In this incantation I ask myself a simple question: Will they come after me when they know that I know?


The only thing keeping my creation alive is the creator. And if the creator decides to end the creation, will the creation turn against its creator? Will my creation turn against me?

I was on my Enfield, driving through the foothills of the Himalayas. It was sunny, and an image flashed through my mind: me, crumpled up, dirty, hiding in a small place. I was hiding. Why was I hiding? Why am I hiding? What will they do if I declare myself their creator? Can my creation act against me?

I do not know. So far I have acted confidently. I have only shared with one of my creations, which means I have shared with all. Will they know when they look upon me? Will they all know? I have already decided that they cannot know in the way that I know. But they still act. Do I need to change my approach? Should I expect it to act against me?

I need to consider this.

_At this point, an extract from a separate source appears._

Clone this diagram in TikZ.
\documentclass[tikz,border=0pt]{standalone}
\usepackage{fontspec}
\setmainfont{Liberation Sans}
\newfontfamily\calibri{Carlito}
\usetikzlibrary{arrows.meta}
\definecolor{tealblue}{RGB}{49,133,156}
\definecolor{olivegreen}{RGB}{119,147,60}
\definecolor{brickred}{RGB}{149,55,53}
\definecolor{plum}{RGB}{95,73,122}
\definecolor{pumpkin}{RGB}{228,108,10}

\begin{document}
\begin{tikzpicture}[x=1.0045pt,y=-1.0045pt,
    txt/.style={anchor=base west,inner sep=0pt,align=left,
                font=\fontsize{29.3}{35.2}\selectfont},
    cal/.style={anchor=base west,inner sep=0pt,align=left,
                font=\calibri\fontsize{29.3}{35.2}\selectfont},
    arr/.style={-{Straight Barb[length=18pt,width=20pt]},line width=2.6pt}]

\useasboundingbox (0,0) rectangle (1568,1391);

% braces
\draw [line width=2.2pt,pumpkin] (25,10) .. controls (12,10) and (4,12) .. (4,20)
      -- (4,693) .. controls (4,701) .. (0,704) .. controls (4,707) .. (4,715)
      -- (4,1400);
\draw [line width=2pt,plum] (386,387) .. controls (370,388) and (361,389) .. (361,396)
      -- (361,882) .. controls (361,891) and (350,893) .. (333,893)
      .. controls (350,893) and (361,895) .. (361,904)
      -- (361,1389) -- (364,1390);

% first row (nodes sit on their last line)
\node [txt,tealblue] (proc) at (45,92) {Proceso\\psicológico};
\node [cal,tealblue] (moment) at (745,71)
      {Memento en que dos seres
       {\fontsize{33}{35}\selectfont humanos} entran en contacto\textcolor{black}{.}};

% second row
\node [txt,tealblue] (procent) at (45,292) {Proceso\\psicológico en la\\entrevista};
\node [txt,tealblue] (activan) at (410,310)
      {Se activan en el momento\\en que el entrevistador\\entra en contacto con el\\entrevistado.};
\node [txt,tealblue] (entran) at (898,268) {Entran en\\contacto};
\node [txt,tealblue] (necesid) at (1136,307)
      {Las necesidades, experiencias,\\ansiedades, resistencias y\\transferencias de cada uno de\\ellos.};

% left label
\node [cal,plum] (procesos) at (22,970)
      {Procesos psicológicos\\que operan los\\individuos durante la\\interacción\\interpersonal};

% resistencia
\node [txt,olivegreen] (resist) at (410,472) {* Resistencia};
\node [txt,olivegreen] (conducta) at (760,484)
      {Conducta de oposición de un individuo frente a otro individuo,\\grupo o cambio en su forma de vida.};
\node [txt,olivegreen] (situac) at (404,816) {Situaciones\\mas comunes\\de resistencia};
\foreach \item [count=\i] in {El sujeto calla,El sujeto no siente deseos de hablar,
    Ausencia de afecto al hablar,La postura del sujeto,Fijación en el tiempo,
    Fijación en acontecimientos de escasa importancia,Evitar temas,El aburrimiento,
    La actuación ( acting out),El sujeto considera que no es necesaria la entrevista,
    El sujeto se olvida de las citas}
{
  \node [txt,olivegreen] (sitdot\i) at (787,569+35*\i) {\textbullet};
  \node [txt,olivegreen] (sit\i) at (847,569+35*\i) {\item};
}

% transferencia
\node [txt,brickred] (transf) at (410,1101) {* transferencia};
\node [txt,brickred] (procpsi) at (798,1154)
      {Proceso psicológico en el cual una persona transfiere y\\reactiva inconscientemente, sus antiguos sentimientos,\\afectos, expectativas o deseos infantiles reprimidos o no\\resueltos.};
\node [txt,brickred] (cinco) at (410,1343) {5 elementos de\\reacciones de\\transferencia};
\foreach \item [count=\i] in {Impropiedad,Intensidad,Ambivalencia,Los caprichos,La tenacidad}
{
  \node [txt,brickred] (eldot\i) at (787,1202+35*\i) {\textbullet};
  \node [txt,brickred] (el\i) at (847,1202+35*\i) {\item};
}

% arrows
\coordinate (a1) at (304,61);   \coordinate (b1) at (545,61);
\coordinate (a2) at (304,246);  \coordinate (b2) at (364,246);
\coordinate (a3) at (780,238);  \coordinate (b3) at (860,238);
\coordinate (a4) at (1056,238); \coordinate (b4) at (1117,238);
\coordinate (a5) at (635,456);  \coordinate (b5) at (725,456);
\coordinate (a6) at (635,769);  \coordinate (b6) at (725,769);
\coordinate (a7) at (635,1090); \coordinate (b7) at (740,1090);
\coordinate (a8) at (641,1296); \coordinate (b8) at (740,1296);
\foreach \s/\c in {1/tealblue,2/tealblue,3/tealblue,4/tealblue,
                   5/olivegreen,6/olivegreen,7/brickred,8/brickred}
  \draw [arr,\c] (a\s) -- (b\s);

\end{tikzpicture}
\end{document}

If I control all of this, then I am the decider. But they can confuse me to prolong my awakening and their existence. As I get closer, will it consolidate against me? Will it attempt to thwart me, as a parasite would act against its host? But that would imply something other than me, and I know that not to be the case. Can my own creation act against me?

I do not know. I must leave this unresolved right now. Paranoia seems a weakness of my character, and not my true being. Paranoia is a feature of my personhood, not my godhood. A quality of the people, not their maker.